Borges y Cortázar, la relación entre dos grandes

Son dos de los nombres mayores de la literatura argentina. Diferencias profundas los separaban, pero una afinidad no menos honda los unió para siempre.

Fueron los dos mayores referentes de la literatura argentina del siglo XX, tan monumentales como distintos. No obstante, hay una curiosa simetría entre ambos: uno decidió radicarse en Europa desde la publicación de sus primeros libros, en 1951, y fue en París que asumió su condición de latinoamericano por encima de su irrenunciable amor al terruño. El otro, en cambio, más allá de vivir una temporada de su juventud en Europa, nunca se desarraigó de esa Buenos Aires que parecía inventada por él a su imagen y semejanza.

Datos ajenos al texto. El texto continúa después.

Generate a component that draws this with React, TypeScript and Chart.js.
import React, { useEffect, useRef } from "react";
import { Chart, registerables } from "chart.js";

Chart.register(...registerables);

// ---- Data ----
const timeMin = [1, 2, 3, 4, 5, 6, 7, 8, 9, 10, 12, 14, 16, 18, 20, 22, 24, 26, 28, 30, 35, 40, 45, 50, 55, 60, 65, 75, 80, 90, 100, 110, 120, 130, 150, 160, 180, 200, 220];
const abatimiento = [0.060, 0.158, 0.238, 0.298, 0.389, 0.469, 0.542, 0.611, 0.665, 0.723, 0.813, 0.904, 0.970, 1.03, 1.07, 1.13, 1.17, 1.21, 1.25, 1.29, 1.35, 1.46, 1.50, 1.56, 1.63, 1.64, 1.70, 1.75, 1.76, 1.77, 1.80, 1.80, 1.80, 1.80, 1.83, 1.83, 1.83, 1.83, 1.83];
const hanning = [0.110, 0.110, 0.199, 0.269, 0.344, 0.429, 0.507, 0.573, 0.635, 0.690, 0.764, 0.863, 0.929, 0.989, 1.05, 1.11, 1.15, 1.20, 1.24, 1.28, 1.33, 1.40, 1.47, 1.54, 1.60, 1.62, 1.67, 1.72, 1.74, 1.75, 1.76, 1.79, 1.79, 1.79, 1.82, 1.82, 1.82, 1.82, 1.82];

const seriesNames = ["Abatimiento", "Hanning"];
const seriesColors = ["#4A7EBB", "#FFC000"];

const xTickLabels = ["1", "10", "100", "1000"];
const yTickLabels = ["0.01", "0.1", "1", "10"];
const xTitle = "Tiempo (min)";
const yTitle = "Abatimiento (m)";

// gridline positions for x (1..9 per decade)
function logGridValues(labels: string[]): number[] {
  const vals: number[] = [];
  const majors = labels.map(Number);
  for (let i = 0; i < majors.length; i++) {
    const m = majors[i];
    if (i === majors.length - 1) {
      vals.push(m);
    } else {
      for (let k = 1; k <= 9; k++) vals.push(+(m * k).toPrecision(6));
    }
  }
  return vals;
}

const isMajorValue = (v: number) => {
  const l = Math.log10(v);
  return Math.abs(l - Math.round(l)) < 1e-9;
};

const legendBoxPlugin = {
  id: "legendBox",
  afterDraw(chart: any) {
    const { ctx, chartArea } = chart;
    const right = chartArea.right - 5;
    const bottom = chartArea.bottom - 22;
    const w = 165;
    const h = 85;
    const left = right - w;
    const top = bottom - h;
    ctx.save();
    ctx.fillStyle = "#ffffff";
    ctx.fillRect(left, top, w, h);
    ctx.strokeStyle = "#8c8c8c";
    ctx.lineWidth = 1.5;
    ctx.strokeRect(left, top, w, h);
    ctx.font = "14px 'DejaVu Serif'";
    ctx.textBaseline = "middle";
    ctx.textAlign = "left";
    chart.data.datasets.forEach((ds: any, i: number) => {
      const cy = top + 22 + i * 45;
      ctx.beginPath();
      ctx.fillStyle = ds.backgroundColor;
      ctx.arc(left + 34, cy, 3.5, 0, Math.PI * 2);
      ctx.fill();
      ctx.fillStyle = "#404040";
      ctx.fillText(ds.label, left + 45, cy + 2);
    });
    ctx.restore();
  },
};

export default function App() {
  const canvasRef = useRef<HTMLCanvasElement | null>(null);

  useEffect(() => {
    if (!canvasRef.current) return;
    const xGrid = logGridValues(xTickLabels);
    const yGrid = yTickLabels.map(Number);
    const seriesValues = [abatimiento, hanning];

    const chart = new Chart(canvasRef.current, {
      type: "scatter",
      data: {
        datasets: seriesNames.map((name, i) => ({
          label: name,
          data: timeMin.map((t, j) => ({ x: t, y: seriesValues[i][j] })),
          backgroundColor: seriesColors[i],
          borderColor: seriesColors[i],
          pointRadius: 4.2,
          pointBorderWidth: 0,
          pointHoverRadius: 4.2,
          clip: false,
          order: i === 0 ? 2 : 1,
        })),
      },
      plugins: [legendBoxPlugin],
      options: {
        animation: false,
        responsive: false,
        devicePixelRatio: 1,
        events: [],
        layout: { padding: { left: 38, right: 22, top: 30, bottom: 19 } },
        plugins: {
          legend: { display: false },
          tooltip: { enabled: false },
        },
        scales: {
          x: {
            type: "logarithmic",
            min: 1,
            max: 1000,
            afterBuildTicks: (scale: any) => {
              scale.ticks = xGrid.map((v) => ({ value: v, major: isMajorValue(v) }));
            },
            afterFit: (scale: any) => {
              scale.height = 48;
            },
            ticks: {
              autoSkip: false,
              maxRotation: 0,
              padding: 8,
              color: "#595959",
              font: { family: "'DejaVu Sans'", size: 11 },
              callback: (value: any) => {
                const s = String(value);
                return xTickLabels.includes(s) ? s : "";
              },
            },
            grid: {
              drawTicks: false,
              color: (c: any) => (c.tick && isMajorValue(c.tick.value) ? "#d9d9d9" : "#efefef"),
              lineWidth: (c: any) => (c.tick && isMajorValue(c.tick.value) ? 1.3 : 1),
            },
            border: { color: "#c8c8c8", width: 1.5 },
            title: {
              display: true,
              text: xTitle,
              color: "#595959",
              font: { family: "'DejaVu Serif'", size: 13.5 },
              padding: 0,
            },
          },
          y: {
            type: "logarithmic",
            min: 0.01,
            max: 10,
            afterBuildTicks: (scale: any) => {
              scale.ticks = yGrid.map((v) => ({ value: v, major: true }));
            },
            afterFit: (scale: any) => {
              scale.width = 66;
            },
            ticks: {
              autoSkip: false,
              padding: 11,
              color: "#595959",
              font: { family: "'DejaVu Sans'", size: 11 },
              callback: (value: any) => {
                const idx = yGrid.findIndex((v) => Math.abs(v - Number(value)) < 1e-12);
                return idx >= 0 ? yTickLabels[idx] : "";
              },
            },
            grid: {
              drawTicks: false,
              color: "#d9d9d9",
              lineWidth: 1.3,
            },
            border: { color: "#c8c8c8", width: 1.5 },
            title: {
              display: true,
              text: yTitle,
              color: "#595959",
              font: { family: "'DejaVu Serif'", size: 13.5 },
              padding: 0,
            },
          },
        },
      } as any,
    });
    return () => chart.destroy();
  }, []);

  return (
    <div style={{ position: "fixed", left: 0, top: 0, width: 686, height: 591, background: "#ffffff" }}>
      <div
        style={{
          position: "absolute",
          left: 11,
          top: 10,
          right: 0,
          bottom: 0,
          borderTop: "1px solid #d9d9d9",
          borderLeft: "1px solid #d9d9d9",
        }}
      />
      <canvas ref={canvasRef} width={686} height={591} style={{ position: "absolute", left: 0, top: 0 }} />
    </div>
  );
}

Desde su juventud, Jorge Luis Borges aprendió a leer en francés y en inglés, pero hizo lo que pocos para que el castellano pudiera expresar aquello que hasta entonces solo parecía reservado para otras lenguas. Fue un lector original y profundo que en obras como La divina comedia y Las mil y una noches descifró los avatares del alma humana por encima de las diferencias sociales. Y de allí llegó al tango y a los poetas de Buenos Aires y les dio el aliento heroico de los fundadores que cambiaron la espada por el cuchillo. Asimismo, en cada uno de sus textos, Borges solía plantear la cuestión esencial de la “de-formación” argentina: la vieja dicotomía sarmientina de civilización y barbarie.

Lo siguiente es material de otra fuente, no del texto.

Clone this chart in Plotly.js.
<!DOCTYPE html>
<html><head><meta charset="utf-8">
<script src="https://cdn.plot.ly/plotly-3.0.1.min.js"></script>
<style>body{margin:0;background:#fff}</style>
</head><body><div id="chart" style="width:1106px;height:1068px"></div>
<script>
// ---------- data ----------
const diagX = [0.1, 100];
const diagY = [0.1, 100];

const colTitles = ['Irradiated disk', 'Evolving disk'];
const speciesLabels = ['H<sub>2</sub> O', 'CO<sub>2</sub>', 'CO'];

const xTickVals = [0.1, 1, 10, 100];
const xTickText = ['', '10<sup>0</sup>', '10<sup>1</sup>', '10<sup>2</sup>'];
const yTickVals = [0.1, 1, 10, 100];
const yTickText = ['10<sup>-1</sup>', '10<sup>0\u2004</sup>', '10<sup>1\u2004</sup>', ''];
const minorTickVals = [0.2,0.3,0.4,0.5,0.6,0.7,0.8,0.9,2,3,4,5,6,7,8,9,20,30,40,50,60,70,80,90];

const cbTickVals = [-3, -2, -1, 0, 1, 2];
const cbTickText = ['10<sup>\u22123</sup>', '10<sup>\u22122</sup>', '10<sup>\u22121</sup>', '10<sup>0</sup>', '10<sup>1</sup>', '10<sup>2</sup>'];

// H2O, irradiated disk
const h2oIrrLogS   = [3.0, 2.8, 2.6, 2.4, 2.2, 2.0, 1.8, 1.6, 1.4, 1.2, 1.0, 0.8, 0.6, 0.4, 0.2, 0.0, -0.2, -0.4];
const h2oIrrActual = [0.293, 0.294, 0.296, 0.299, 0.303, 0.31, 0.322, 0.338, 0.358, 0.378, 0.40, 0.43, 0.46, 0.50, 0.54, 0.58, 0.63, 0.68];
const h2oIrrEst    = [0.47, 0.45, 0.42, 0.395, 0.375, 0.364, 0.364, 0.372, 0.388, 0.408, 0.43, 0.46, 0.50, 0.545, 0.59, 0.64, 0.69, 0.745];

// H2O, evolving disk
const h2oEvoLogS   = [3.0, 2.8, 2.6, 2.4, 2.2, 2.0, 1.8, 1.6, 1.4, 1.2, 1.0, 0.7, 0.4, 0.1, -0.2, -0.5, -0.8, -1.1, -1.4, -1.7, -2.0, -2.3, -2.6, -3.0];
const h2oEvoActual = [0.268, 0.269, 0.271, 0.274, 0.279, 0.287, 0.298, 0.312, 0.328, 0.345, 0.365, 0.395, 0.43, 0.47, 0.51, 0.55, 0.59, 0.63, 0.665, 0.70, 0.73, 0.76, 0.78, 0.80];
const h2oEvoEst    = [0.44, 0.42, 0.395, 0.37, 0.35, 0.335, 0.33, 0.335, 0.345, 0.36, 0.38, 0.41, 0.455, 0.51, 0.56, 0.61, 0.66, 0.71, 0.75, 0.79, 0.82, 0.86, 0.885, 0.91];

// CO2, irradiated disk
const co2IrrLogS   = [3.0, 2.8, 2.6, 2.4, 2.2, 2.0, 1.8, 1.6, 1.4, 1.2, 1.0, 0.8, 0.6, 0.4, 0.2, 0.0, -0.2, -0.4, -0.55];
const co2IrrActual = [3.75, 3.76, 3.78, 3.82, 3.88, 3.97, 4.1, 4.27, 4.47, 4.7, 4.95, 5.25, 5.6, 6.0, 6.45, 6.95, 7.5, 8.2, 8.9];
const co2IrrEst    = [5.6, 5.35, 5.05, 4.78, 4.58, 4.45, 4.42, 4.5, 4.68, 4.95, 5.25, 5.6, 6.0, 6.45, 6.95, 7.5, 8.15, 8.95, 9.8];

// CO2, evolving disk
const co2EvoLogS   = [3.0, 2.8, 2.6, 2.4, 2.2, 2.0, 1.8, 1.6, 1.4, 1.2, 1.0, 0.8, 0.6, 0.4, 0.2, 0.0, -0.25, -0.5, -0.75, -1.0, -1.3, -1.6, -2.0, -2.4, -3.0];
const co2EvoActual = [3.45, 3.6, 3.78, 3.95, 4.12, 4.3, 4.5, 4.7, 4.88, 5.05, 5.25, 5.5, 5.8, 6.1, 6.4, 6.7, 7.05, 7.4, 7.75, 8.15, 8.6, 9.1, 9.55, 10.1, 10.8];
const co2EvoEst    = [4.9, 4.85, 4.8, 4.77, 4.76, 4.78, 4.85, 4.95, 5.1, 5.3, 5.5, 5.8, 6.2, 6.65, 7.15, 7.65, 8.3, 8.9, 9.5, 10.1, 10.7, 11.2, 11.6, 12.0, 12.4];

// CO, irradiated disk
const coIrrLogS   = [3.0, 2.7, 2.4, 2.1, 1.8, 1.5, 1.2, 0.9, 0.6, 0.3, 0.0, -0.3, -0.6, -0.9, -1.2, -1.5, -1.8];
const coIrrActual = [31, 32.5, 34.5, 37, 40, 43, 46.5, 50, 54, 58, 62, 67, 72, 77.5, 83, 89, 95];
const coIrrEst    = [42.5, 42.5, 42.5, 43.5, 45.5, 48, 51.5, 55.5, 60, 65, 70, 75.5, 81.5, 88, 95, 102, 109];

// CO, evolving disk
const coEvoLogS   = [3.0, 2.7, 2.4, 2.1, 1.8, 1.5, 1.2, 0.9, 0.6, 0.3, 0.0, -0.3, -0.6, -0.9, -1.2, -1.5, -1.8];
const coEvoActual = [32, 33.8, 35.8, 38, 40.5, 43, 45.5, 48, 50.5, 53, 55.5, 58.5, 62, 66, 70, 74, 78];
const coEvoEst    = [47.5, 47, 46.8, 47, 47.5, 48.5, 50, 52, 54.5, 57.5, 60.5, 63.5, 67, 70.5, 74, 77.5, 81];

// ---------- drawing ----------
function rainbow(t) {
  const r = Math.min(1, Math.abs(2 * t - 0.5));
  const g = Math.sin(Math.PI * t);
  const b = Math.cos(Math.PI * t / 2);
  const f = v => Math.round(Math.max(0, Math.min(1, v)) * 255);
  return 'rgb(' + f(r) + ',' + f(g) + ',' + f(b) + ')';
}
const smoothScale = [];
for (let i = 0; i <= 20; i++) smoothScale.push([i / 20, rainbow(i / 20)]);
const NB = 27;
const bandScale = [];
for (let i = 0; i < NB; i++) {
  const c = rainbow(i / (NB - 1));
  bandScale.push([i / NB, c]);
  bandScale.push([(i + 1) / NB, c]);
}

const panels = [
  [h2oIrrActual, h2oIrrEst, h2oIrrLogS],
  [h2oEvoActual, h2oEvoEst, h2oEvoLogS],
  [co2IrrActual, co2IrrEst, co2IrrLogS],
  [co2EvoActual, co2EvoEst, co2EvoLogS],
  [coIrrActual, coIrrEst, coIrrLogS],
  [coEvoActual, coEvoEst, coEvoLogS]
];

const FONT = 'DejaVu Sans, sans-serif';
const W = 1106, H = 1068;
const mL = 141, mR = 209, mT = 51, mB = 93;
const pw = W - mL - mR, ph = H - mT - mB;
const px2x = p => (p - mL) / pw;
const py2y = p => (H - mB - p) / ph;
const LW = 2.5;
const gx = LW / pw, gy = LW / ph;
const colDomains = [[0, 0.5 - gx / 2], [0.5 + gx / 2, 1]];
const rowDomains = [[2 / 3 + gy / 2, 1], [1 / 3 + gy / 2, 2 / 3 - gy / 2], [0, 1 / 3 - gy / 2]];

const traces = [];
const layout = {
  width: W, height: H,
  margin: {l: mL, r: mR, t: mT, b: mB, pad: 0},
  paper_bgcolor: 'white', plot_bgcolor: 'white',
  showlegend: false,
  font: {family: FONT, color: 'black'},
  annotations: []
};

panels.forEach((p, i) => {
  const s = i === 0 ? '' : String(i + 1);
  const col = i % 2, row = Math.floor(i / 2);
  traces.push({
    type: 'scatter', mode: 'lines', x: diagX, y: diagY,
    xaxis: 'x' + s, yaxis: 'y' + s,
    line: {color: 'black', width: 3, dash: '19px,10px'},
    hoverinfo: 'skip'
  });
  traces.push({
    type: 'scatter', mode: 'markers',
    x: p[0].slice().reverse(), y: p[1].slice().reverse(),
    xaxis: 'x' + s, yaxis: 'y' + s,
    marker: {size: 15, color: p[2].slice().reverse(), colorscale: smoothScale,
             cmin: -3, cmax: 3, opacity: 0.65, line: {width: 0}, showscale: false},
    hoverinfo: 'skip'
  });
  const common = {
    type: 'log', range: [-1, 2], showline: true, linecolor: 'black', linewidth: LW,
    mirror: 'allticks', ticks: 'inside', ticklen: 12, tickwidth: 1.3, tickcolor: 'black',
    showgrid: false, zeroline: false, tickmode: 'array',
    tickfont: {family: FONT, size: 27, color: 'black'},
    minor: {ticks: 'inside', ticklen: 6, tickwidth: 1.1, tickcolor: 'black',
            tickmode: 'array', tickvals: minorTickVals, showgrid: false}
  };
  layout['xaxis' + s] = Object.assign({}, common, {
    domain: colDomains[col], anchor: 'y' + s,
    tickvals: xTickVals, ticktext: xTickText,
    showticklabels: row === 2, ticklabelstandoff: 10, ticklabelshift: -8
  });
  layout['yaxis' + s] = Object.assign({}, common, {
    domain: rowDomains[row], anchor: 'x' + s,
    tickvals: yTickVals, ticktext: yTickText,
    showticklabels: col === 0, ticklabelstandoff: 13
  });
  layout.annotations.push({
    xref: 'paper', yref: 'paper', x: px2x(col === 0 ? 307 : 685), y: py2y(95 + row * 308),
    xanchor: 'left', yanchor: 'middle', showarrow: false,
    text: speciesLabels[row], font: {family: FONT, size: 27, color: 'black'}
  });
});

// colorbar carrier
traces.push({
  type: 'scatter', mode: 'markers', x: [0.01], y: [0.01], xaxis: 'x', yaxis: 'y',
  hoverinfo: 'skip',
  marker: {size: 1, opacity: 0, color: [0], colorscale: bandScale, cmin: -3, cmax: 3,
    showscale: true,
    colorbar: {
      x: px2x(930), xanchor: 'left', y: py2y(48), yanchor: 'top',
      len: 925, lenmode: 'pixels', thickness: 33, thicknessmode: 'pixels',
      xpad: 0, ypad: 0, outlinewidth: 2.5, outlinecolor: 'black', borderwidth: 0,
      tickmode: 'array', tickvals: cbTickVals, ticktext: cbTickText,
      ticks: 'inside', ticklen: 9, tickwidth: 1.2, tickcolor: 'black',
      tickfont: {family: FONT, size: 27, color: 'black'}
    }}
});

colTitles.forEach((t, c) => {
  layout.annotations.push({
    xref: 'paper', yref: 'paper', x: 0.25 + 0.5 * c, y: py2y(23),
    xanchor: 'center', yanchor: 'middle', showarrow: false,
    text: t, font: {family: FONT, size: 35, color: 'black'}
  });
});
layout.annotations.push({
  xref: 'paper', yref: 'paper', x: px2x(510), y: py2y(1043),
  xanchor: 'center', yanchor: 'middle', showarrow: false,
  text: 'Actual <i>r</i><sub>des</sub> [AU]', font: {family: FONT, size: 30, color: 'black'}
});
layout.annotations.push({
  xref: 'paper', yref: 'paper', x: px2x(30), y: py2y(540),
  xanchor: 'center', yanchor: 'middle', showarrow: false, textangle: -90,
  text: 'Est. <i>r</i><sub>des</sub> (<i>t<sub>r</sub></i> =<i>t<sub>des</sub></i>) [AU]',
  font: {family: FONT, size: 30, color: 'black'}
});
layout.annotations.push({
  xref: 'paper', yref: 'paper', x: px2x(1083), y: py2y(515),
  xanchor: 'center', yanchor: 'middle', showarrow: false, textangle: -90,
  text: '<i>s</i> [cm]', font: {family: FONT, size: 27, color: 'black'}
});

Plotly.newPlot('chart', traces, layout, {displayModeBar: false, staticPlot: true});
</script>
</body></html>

Julio Cortázar llegó a los 37 años a Francia y escribió gran parte de su obra allí. Explicó las razones de su enamoramiento parisino muchas veces: “Con ese clima particularmente intenso que tenía la vida en París, la soledad del principio, la búsqueda de la intensidad después, de golpe, en poco tiempo, se produce una condensación de presente y pasado; el pasado, en suma, se enchufa, diría, al presente, y el resultado es una sensación de hostigamiento que me exigía la escritura”. En ese contexto, además, adhirió al socialismo, algo que jamás le perdonaron los militares ni los peronistas y radicales argentinos.

Al igual que los predecesores que fundaron la Argentina “moderna”, Borges vio siempre en las masas mestizas y analfabetas una expresión de salvajismo. Fue devoto de esa zoncera madre que explicó Arturo ­Jauretche en Los profetas del odio y la yapa, y que consistía no en desarrollar América según América, enriqueciendo la cultura propia con el aporte externo asimilado, como quien abona el terreno donde crece el árbol, sino en el intento de crear Europa en ­América, trasplantando el árbol y destruyendo lo indígena que podía ser un obstáculo para su crecimiento según Europa y no según América.

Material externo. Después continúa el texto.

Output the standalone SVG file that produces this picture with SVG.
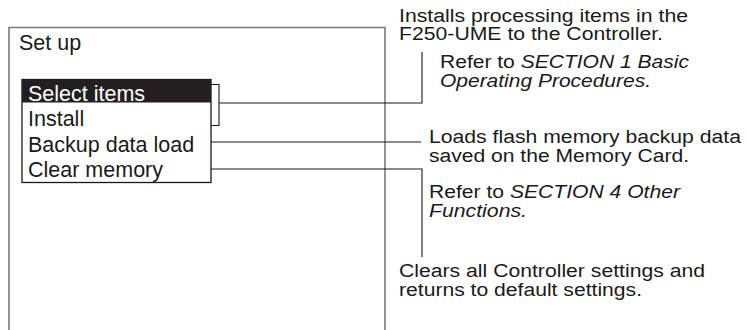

De joven, Cortázar no entendió el fenómeno de masas que se aglutinó detrás del peronismo, como tampoco había comprendido el populismo democrático de Yrigoyen. Ya maduro se pronunció por una ideología, una manera de ver el mundo, que solía ser vista como pura utopía. Sin embargo, en 1973, cuando viajó a la Argentina, compartió las mejores horas con Rodolfo Walsh, Paco Urondo y otros intelectuales que desde el peronismo combativo creían posible edificar una sociedad más justa. Cortázar compartió ese entusiasmo, pero desconfiaba del entorno de ultraderecha de Perón: la masacre de Ezeiza y la persecución lopezreguista lo hicieron desistir de su idea de volver al país.

Decía Osvaldo Soriano que el único mundo posible para Borges era el de la literatura bendecida por cien años de supervivencia. De modo que se dedicó a recrearla, a reescribir enigmas y epopeyas que iban a contracorriente de las escuelas y las grandes mutaciones de ideas y letras. Escribir era lo único que llenaba su vida y la hechizaba, tal vez por eso se convirtió en el renovador más colosal que haya dado la lengua española.

El autor de El Aleph le publicó el primer cuento a Cortázar en la revista Los Anales de Buenos Aires. Este último sostenía que había que juzgar al escritor genial por un lado, al hombre insensato por otro. Y que era necesario disociarlos para comprenderlos. Aun así, ambos creían en el poder de la ­imaginación para transformar el mundo. Finalmente, Borges fue a morir lejos de Buenos Aires y pidió ser sepultado en Ginebra, como antes Cortázar prefirió que lo enterraran en París.